No let up in Belarus’ crackdown on journalists

The threat of US and European sanctions against Belarusian officials over a crackdown on local opposition has not eased pressure on the media, as authorities continue to raid the offices and homes of journalists.

­And it is not only local media that suffer. A correspondent from the Russian daily Kommersant, Movsun Gadzhiev, has been denied accreditation. The Foreign Ministry named “inaccuracies in publications” as the reason for refusal.

“The accreditation committee judged that the journalist’s actions violated professional ethics. The claims only refer to the correspondent, and not the Kommersant newspaper as a whole,” head of the Belarusian Foreign Ministry’s press service, Andrey Savinykh, said.

Belarusian security services have intensified their activities after presidential elections on December 19, last year, which brought a landslide victory to the incumbent president Aleksandr Lukashenko. The opposition protested the results, which led to mass rallies in the capital Minsk, suppressed by the authorities. More than 600 people were detained as suspected instigators and participants of the disturbances – former presidential candidates among them.

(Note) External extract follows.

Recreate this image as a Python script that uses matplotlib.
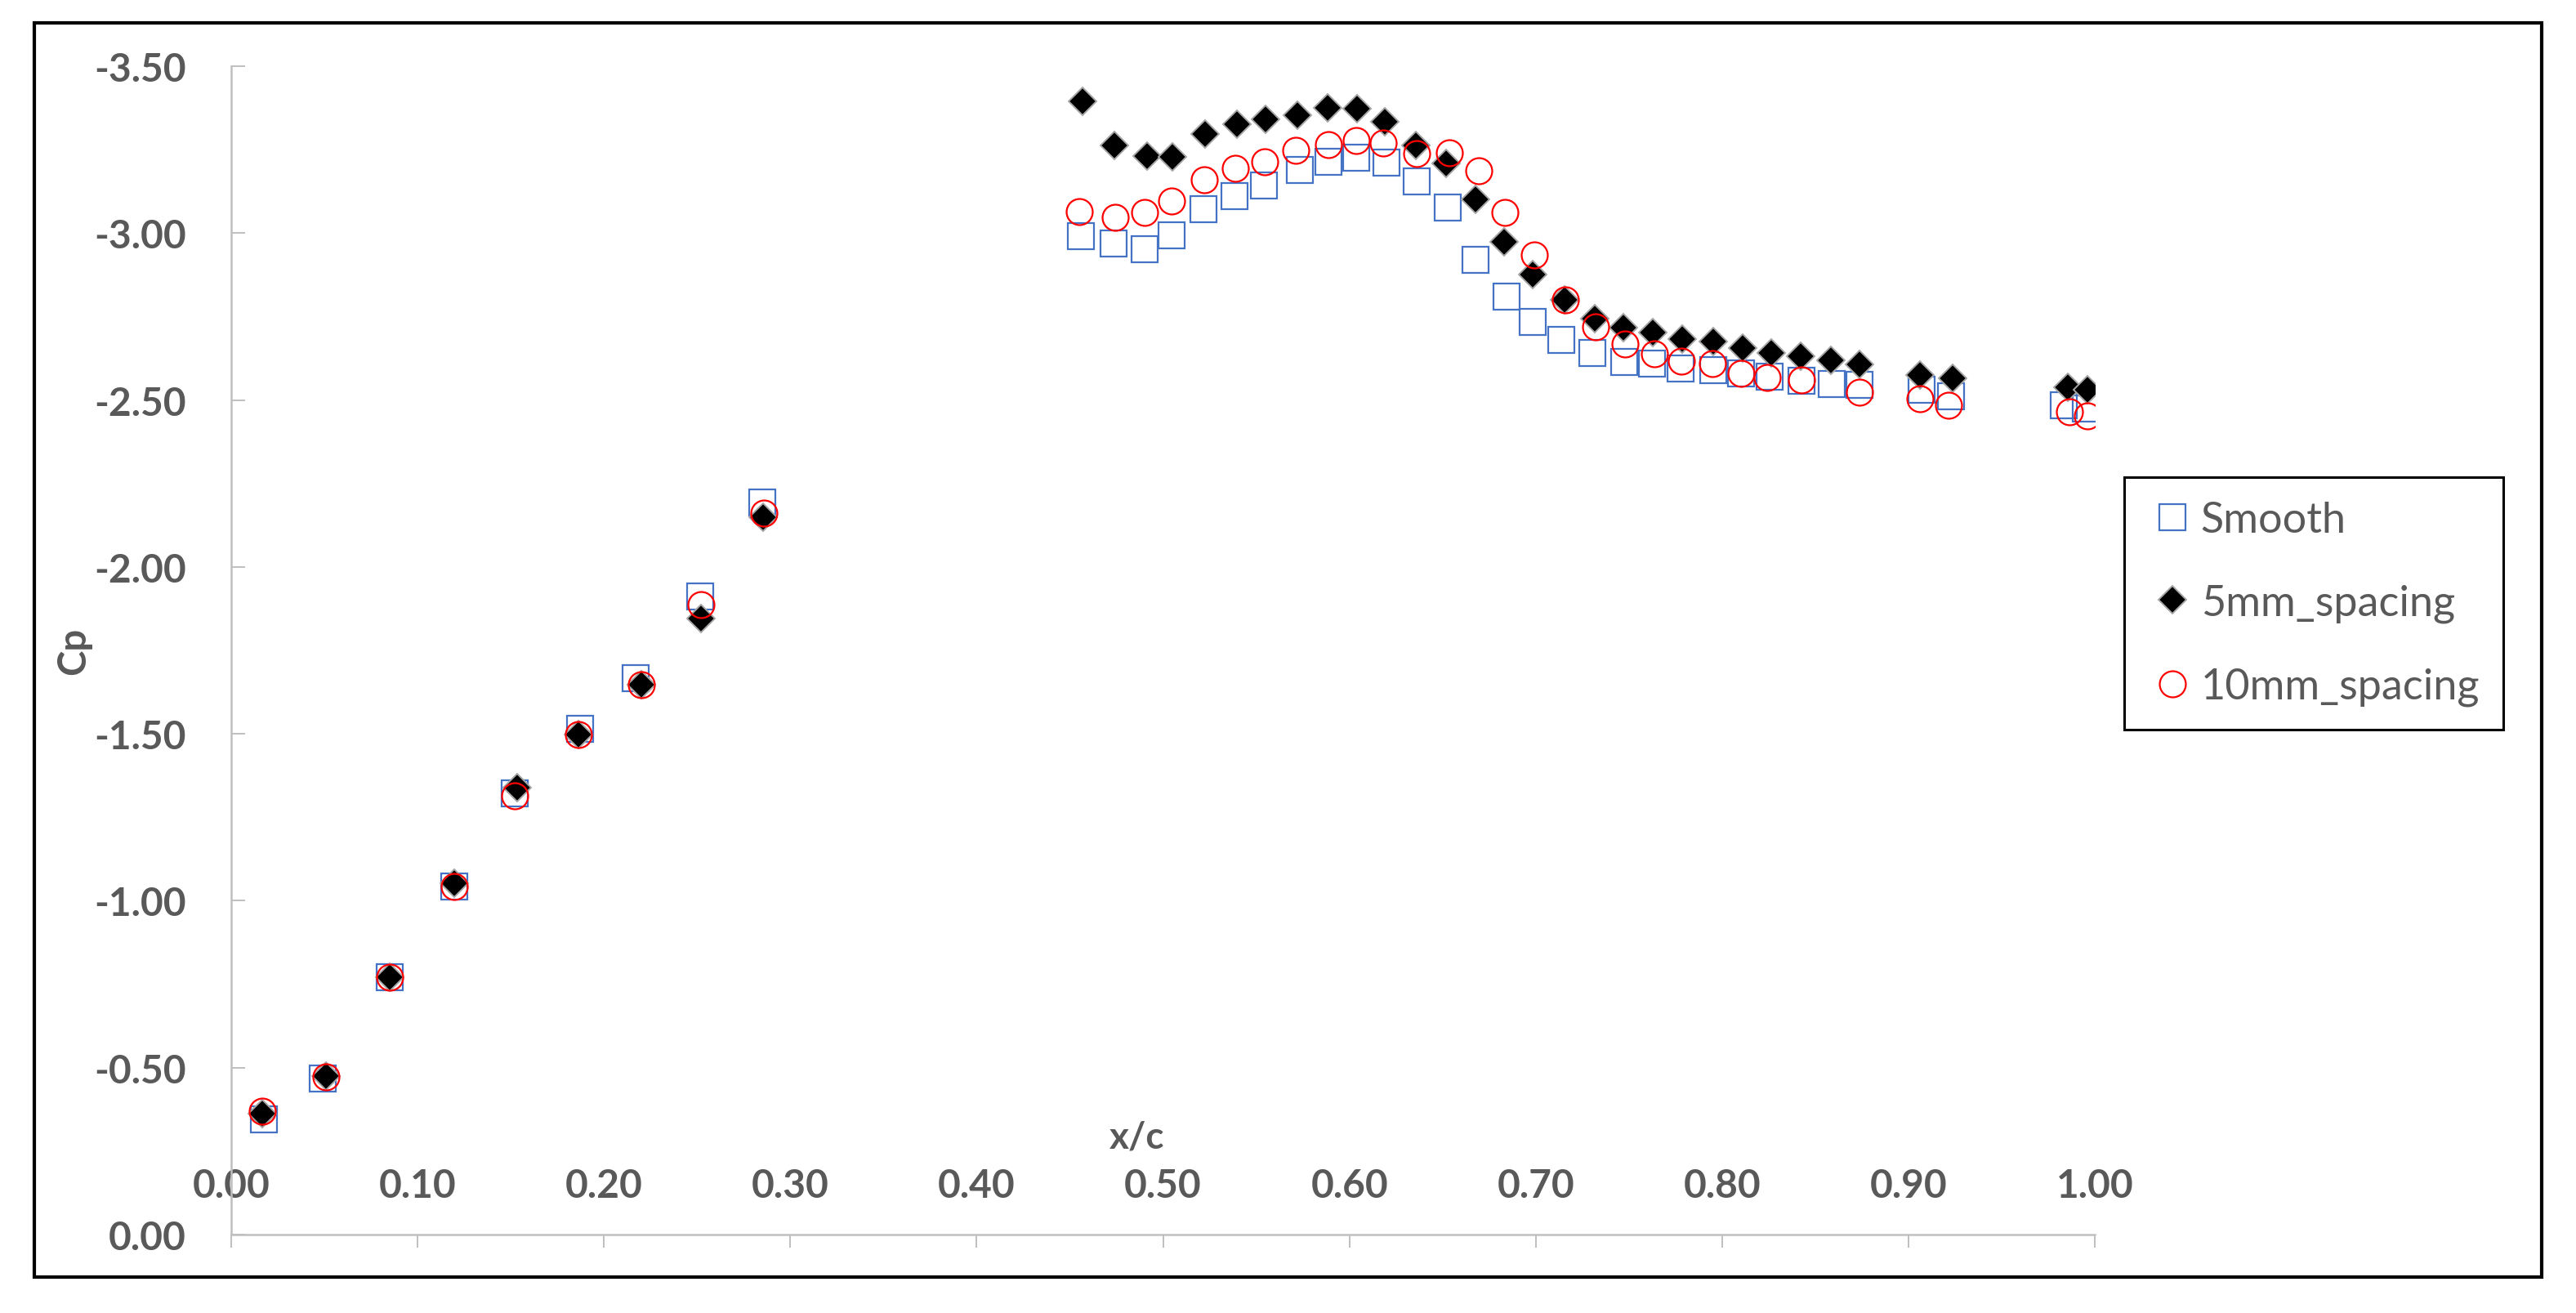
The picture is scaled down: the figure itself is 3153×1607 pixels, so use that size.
import matplotlib.pyplot as plt
from matplotlib.patches import Rectangle

# x/c positions and Cp values
smooth_x = [0.0175, 0.049, 0.0848, 0.1197, 0.152, 0.187, 0.2168, 0.2516, 0.285,
            0.4558, 0.4733, 0.4899, 0.5045, 0.5216, 0.5384, 0.554, 0.5732, 0.5888, 0.6036,
            0.62, 0.6363, 0.6527, 0.6678, 0.6842, 0.6985, 0.7139, 0.7305, 0.7476, 0.7624,
            0.7778, 0.7954, 0.8102, 0.8255, 0.8426, 0.8588, 0.8739, 0.9071, 0.9228, 0.9833, 0.9953]
smooth_cp = [-0.345, -0.467, -0.770, -1.043, -1.321, -1.516, -1.667, -1.911, -2.192,
             -2.992, -2.970, -2.952, -2.994, -3.071, -3.111, -3.142, -3.188, -3.213, -3.226,
             -3.210, -3.154, -3.076, -2.919, -2.809, -2.733, -2.680, -2.642, -2.615, -2.609,
             -2.595, -2.589, -2.580, -2.569, -2.557, -2.549, -2.545, -2.532, -2.512, -2.485, -2.475]

mm5_x = [0.0166, 0.0506, 0.0848, 0.1195, 0.1533, 0.1862, 0.2202, 0.2519, 0.2853,
         0.4569, 0.4738, 0.4914, 0.5052, 0.5224, 0.5397, 0.5548, 0.5719, 0.5883, 0.6041,
         0.619, 0.6358, 0.6517, 0.6678, 0.6829, 0.6982, 0.7154, 0.7315, 0.7471, 0.7627,
         0.7788, 0.7954, 0.811, 0.8263, 0.842, 0.8582, 0.8737, 0.9062, 0.9237, 0.9855, 0.996]
mm5_cp = [-0.362, -0.475, -0.770, -1.052, -1.339, -1.498, -1.648, -1.845, -2.149,
          -3.395, -3.262, -3.230, -3.229, -3.298, -3.327, -3.341, -3.352, -3.376, -3.372,
          -3.333, -3.262, -3.209, -3.101, -2.973, -2.877, -2.799, -2.744, -2.717, -2.702,
          -2.682, -2.675, -2.656, -2.640, -2.632, -2.618, -2.607, -2.576, -2.565, -2.538, -2.532]

mm10_x = [0.0166, 0.0506, 0.0848, 0.1197, 0.152, 0.1862, 0.2202, 0.2519, 0.286,
          0.4552, 0.4745, 0.4899, 0.5047, 0.5221, 0.5387, 0.5545, 0.5714, 0.5888, 0.6036,
          0.618, 0.6361, 0.6537, 0.6693, 0.6836, 0.6993, 0.7159, 0.732, 0.7478, 0.7637,
          0.7783, 0.7947, 0.8102, 0.8244, 0.8424, 0.8736, 0.9063, 0.9215, 0.9865, 0.996]
mm10_cp = [-0.370, -0.472, -0.770, -1.043, -1.314, -1.498, -1.648, -1.887, -2.161,
           -3.064, -3.048, -3.063, -3.097, -3.160, -3.195, -3.213, -3.247, -3.264, -3.278,
           -3.269, -3.238, -3.241, -3.186, -3.063, -2.934, -2.799, -2.720, -2.667, -2.638,
           -2.617, -2.609, -2.580, -2.568, -2.561, -2.523, -2.503, -2.485, -2.464, -2.452]

x_ticks = [0.0, 0.1, 0.2, 0.3, 0.4, 0.5, 0.6, 0.7, 0.8, 0.9, 1.0]
x_tick_labels = ['0.00', '0.10', '0.20', '0.30', '0.40', '0.50', '0.60', '0.70', '0.80', '0.90', '1.00']
y_ticks = [0.0, -0.5, -1.0, -1.5, -2.0, -2.5, -3.0, -3.5]
y_tick_labels = ['0.00', '-0.50', '-1.00', '-1.50', '-2.00', '-2.50', '-3.00', '-3.50']

plt.rcParams['font.family'] = ['Lato', 'DejaVu Sans']
text_grey = '#595959'
axis_grey = '#BFBFBF'

fig = plt.figure(figsize=(31.53, 16.08), dpi=100)
ax = fig.add_axes([0.0898, 0.0597, 0.7234, 0.8893])

ax.plot(smooth_x, smooth_cp, linestyle='none', marker='s', markersize=22.5,
        markerfacecolor='none', markeredgecolor='#4472C4', markeredgewidth=1.6, label='Smooth')
ax.plot(mm5_x, mm5_cp, linestyle='none', marker='D', markersize=17.5,
        markerfacecolor='black', markeredgecolor='#A6A6A6', markeredgewidth=1.4, label='5mm_spacing')
ax.plot(mm10_x, mm10_cp, linestyle='none', marker='o', markersize=23,
        markerfacecolor='none', markeredgecolor='#FF0000', markeredgewidth=1.6, label='10mm_spacing')

ax.set_xlim(0, 1.0)
ax.set_ylim(0, -3.5)

ax.set_xticks(x_ticks)
ax.set_xticklabels(x_tick_labels)
ax.set_yticks(y_ticks)
ax.set_yticklabels(y_tick_labels)

ax.tick_params(axis='x', direction='out', length=11.5, width=1.4, color=axis_grey,
               pad=-70.5, labelsize=34.5, labelcolor=text_grey)
ax.tick_params(axis='y', direction='in', length=12, width=1.4, color=axis_grey,
               pad=40, labelsize=34.5, labelcolor=text_grey)
for lab in ax.get_xticklabels() + ax.get_yticklabels():
    lab.set_fontweight('bold')

for side in ['top', 'right']:
    ax.spines[side].set_visible(False)
for side in ['left', 'bottom']:
    ax.spines[side].set_color(axis_grey)
    ax.spines[side].set_linewidth(1.8)

ax.set_xlabel('x/c', fontsize=33, fontweight='bold', color=text_grey)
ax.xaxis.set_label_coords(0.486, 0.098)
ax.set_ylabel('Cp', fontsize=34, fontweight='bold', color=text_grey)
ax.yaxis.set_label_coords(-0.075, 0.5)

leg = ax.legend(loc='upper left', bbox_to_anchor=(1.0158, 0.648), borderaxespad=0,
                fontsize=37.5, frameon=True, fancybox=False, framealpha=1, edgecolor='black',
                borderpad=0.55, labelspacing=1.05, handlelength=1.15, handletextpad=0.1,
                numpoints=1)
leg.get_frame().set_linewidth(2.2)
for t in leg.get_texts():
    t.set_color(text_grey)

# outer chart border
fig.patches.append(Rectangle((0.0133, 0.0274), 0.9734, 0.9546, transform=fig.transFigure,
                             fill=False, edgecolor='black', linewidth=3))

fig.savefig('out.png', dpi=100, facecolor='white')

Detentions and arrests continue. Former presidential candidate Ivan Kulikov has been detained for 72 hours after an interrogation by Minsk police.

On Monday, security services searched the headquarters of the Belarusian human rights center Vesna, Kommersant reports quoting its head Valentin Stefanovich. He said it has been the second search since December 19.

“I can’t understand what they are looking for. Last time they carried away all equipment and cleaned all the shelves,” Stefanovich told Kommersant.

­Sanctions against Belarus take effect

­The EU denounced the suppression of the post-election riots in Belarus. European MPs have called for a variety of sanctions – from visa to economic restrictions – against Belarusian officials involved in alleged human rights abuses.

Poland has been the first to implement sanctions. Warsaw has forbidden President Aleksandr Lukashenko and several officials, entry to the country. According to RIA Novosti, Belarus’ Foreign Ministry has not yet received official notification from Poland.

Polish authorities say they are convinced more sanctions will follow from other EU members after the January 31 meeting of EU Foreign Ministers.

It was reported on Tuesday that Belarus will not invite foreign leaders to Aleksandr Lukashenko's inauguration expected to take place in Minsk on January 21, although the date has not been officially confirmed.

“Every country has its own political traditions, including as regards presidential inauguration ceremonies. The way this procedure is organized and who is invited to it is an internal affair of every country,” Pavel Legkiy, the head of the Belarusian presidential press service, told Interfax.